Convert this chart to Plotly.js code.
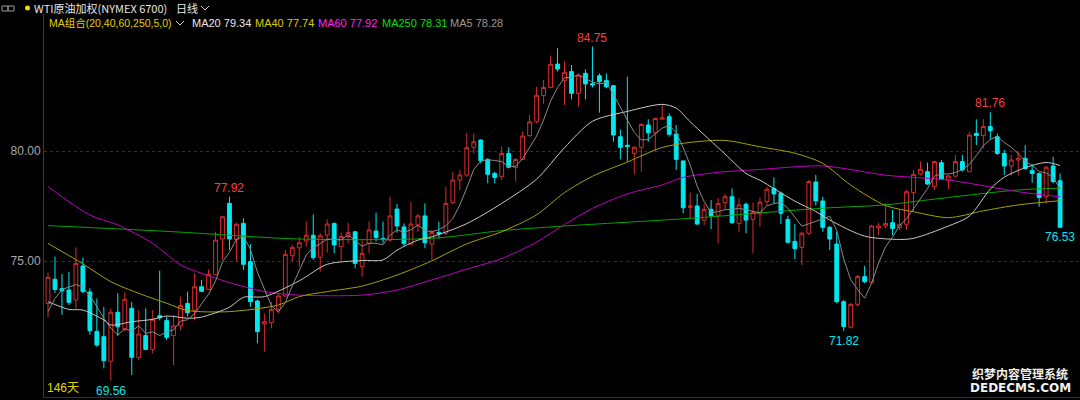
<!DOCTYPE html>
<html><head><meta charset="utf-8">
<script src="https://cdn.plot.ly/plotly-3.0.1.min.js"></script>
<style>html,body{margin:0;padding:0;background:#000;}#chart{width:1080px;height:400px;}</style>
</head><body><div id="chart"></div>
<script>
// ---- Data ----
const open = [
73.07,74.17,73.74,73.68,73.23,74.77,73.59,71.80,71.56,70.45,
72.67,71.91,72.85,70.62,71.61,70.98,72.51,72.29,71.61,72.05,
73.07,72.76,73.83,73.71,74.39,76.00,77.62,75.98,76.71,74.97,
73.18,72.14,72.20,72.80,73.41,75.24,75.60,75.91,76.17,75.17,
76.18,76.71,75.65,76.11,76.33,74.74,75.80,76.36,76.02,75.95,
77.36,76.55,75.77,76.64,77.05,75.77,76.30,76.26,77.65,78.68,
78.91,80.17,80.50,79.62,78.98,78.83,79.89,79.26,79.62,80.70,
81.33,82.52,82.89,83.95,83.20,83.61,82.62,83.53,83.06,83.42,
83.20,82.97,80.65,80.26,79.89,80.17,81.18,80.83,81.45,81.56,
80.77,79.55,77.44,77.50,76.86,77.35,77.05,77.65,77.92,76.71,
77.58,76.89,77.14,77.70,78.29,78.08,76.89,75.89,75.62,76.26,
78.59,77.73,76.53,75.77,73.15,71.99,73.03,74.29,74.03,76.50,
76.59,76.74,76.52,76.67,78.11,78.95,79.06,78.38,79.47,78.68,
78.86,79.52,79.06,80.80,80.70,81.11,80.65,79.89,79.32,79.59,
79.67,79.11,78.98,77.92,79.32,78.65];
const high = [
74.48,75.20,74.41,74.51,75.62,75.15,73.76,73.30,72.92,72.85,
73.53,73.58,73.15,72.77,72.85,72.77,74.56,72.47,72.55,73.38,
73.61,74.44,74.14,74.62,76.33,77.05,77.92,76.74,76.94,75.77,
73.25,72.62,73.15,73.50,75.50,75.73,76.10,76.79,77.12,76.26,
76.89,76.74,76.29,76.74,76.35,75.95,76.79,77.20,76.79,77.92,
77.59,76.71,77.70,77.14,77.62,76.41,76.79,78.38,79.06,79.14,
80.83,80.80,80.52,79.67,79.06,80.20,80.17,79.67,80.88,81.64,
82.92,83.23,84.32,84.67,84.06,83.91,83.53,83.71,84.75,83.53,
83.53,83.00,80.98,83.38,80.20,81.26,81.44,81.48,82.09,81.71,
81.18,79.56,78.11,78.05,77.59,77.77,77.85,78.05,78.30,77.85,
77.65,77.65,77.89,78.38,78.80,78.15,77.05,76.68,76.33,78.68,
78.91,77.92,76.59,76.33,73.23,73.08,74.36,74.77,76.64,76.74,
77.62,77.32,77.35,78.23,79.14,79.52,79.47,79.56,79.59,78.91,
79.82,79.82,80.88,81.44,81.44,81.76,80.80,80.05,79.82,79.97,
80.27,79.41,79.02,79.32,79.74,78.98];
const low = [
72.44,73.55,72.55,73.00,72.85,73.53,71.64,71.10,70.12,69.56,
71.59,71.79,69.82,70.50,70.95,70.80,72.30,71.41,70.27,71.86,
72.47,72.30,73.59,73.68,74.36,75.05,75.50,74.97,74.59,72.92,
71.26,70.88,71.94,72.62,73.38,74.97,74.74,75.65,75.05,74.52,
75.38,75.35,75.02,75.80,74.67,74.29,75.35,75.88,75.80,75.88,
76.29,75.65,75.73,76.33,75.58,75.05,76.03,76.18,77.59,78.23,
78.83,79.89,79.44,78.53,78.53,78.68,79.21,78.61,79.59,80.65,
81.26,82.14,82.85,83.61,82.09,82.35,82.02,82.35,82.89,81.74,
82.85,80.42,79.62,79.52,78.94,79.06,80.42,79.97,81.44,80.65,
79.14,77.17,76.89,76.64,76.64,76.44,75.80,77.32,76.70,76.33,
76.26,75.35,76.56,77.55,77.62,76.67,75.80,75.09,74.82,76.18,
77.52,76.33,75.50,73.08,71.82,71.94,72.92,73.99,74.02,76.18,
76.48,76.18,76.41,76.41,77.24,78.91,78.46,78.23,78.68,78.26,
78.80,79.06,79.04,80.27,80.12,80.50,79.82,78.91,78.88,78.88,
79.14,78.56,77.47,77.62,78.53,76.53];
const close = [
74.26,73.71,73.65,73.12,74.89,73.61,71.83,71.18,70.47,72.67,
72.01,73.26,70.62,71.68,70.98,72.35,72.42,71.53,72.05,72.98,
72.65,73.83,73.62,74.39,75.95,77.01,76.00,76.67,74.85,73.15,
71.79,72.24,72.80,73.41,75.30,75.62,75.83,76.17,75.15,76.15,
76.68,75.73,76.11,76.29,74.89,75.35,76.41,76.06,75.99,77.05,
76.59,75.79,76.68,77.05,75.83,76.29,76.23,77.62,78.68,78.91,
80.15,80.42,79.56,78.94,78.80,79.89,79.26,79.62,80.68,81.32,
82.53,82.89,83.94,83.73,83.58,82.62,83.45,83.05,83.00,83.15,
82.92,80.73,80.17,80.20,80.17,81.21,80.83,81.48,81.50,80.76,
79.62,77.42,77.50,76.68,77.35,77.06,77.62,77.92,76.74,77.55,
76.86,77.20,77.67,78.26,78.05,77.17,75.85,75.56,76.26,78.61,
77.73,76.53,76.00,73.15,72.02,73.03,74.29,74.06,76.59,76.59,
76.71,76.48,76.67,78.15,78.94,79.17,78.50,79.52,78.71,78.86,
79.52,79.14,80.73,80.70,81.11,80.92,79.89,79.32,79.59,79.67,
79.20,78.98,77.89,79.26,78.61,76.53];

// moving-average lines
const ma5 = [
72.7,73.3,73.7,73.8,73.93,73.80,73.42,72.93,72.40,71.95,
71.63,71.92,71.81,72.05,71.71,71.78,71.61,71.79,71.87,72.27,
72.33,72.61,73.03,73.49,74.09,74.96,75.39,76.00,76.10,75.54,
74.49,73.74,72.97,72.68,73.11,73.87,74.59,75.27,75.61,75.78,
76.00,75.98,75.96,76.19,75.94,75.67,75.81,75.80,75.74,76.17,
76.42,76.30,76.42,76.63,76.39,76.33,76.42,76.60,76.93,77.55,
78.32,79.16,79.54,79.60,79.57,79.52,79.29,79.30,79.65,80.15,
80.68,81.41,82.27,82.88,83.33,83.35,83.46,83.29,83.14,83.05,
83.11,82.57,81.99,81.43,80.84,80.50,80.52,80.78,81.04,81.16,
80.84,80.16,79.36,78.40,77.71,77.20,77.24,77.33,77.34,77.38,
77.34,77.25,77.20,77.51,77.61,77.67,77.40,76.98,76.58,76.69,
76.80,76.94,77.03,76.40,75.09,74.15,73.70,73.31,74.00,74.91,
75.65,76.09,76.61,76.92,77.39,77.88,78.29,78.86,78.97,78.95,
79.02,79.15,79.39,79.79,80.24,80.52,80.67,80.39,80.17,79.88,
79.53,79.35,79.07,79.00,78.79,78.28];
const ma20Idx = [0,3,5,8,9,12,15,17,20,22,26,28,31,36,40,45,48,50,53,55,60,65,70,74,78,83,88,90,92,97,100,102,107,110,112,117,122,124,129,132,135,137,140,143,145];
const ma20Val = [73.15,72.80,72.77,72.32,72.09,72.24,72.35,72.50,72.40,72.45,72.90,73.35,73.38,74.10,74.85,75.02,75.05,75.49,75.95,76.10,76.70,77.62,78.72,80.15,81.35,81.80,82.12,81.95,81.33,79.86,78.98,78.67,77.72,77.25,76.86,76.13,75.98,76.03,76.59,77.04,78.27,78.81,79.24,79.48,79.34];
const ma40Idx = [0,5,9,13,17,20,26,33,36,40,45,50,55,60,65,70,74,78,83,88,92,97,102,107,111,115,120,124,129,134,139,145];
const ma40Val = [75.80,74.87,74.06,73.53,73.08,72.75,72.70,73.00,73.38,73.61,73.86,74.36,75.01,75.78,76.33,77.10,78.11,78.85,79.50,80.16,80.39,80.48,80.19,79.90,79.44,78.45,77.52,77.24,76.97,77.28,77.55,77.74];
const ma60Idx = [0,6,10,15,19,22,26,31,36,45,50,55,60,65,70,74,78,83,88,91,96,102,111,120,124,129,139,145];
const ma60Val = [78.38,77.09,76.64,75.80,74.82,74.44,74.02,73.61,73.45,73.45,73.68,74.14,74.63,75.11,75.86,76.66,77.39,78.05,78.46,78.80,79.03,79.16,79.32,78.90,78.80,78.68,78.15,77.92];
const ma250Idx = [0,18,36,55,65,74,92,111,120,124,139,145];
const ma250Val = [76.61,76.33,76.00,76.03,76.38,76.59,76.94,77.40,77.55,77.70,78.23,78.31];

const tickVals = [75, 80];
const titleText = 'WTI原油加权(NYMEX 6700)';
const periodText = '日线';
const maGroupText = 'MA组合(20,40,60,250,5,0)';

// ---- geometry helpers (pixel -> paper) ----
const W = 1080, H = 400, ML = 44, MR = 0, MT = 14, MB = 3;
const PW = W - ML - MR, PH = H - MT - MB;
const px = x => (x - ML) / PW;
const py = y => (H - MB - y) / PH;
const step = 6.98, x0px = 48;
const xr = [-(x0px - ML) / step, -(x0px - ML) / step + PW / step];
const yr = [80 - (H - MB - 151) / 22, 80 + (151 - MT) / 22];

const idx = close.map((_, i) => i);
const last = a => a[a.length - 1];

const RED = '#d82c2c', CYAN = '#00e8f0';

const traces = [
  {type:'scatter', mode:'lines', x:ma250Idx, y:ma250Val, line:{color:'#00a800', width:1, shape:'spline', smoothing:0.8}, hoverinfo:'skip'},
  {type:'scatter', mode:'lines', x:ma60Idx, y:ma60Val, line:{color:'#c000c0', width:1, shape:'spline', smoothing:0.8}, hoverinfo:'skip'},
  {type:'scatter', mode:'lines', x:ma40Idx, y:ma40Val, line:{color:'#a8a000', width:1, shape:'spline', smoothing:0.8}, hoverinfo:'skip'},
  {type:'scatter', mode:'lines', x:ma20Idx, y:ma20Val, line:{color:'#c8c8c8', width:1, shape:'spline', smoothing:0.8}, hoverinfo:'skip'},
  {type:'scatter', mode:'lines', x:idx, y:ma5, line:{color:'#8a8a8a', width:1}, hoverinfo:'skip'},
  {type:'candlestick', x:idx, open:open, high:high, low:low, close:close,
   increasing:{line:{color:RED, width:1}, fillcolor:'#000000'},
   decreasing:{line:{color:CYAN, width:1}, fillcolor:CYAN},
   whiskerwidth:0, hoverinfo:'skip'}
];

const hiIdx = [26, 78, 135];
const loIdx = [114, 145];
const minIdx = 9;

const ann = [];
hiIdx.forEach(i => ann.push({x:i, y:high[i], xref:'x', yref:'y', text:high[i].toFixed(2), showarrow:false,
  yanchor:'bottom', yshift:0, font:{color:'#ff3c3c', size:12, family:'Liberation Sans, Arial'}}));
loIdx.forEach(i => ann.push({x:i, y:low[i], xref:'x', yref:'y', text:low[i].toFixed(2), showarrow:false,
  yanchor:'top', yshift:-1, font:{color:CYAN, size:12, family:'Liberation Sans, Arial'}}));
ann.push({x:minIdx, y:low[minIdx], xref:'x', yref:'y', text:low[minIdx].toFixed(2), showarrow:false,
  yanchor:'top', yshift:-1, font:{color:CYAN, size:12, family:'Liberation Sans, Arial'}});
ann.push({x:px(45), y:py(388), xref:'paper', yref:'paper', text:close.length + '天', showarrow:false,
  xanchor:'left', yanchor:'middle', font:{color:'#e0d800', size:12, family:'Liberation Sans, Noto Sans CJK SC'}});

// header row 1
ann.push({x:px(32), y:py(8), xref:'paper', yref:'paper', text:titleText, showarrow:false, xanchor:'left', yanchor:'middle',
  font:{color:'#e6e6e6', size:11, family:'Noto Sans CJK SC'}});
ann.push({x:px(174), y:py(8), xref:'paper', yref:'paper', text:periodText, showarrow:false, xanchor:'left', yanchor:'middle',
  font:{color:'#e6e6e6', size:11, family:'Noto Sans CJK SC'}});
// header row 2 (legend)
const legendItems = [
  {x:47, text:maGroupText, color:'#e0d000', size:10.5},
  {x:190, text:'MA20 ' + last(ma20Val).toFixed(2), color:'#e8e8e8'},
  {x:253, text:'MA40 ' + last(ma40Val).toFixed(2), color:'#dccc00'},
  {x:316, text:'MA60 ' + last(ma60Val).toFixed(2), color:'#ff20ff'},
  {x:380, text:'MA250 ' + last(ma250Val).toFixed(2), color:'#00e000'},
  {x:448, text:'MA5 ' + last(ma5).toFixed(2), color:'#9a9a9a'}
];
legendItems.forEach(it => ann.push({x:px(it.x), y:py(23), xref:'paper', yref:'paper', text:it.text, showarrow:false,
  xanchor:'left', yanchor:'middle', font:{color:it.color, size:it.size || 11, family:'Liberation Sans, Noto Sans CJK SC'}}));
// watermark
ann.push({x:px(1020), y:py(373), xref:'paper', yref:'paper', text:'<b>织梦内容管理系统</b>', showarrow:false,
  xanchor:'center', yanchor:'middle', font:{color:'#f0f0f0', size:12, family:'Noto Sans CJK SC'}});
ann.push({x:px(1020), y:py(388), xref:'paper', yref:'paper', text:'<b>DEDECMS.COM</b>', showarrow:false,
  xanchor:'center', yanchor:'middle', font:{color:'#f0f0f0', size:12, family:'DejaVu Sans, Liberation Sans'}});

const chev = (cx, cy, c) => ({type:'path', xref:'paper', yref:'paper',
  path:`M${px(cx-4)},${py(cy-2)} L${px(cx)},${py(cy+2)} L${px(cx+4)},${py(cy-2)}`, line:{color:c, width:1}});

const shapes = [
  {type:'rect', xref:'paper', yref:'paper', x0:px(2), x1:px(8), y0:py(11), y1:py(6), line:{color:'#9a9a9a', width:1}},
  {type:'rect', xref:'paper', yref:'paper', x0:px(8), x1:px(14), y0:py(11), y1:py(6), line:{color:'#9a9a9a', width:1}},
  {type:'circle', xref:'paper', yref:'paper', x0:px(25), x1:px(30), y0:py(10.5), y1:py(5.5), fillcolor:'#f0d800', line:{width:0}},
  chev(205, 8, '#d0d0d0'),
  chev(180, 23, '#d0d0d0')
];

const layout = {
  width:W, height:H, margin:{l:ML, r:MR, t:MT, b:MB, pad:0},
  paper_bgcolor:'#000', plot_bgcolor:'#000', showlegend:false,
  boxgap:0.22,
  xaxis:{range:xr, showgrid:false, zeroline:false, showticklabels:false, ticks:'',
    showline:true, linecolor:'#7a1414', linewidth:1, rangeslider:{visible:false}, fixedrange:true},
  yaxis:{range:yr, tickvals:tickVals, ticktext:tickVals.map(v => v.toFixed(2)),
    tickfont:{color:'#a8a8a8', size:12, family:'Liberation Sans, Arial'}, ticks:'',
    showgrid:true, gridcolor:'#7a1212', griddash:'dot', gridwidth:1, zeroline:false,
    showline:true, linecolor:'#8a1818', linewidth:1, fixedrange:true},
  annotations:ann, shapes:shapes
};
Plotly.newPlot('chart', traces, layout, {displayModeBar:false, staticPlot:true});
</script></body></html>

» What you will do
Tally the lines containing "chart". Provide the number without any other words.

» Exercise result
4